The March 1976 coup and the subsequent Dirty War compelled Argumedo to leave Argentina in 1978, and she sought exile in Mexico. She worked in the Latin American Institute of Transnational Studies (ILET), published numerous articles for IPECAL, and served as adviser to Gabriel García Márquez and Juan Somavía in a discussion regarding New World Information and Communication Order hosted by UNESCO.

She returned to Argentina following elections in 1983, and in 1987, resumed her post in the University of Buenos Aires faculty and joined the National Research Council.

Argumedo was a founding member of a center-left political party, Frente Grande, in 1993, with Congressman Carlos Álvarez, film-maker Pino Solanas, human rights activist Graciela Fernández Meijide and others disaffected with President Carlos Menem's turn to the right.
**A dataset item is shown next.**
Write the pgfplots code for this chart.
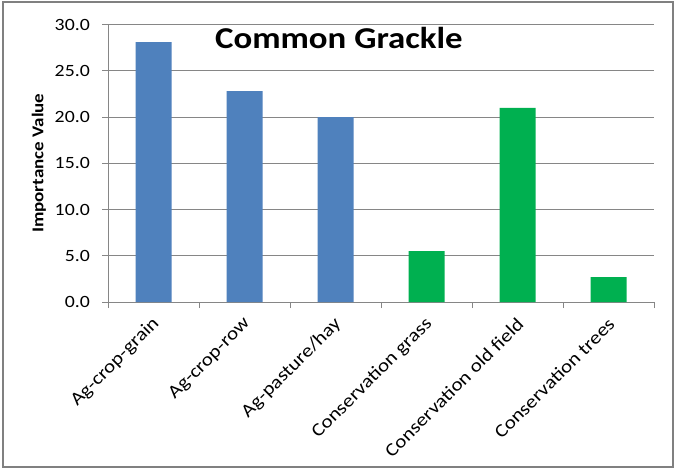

She became a regular contributor to Página/12, and joined Nobel Peace Prize laureate Adolfo Pérez Esquivel and others in the Forum for Thought and Social Construction. Argumedo was named in 2005 to the board of directors of the Institute for the Site of Remembrance, which administers the largest former detention center used during the Dirty War as a museum.

Argumedo was among the co-founders in 2007 of Proyecto Sur, a leftist political party founded and led by Pino Solanas. She was elected to the Argentine Chamber of Deputies in 2009 for the City of Buenos Aires, and became part of the leadership in the Education Committee. Following Solanas' departure from the Socialist Party-led Progressive Front in June 2011, he nominated Argumedo as the Proyecto Sur candidate for president in the 2011 elections.

==Bibliography==
- El Tercer Mundo: historia, problemas y perspectivas (CEAL, 1971).
- La socialización del poder y de la economía (1973)
- Monopolios y Tercer Mundo (CEAL, 1975), with Pablo Franco.
- Los laberintos de la crisis: América Latina: poder transnacional y comunicaciones (Folios/ILET, 1985).
- Un horizonte sin certezas: América Latina ante la Revolución Científico-Técnica. (Puntosur/Ilet, 1987).
- Los silencios y las voces en América Latina: notas sobre el pensamiento nacional y popular. (Colihue, 1993).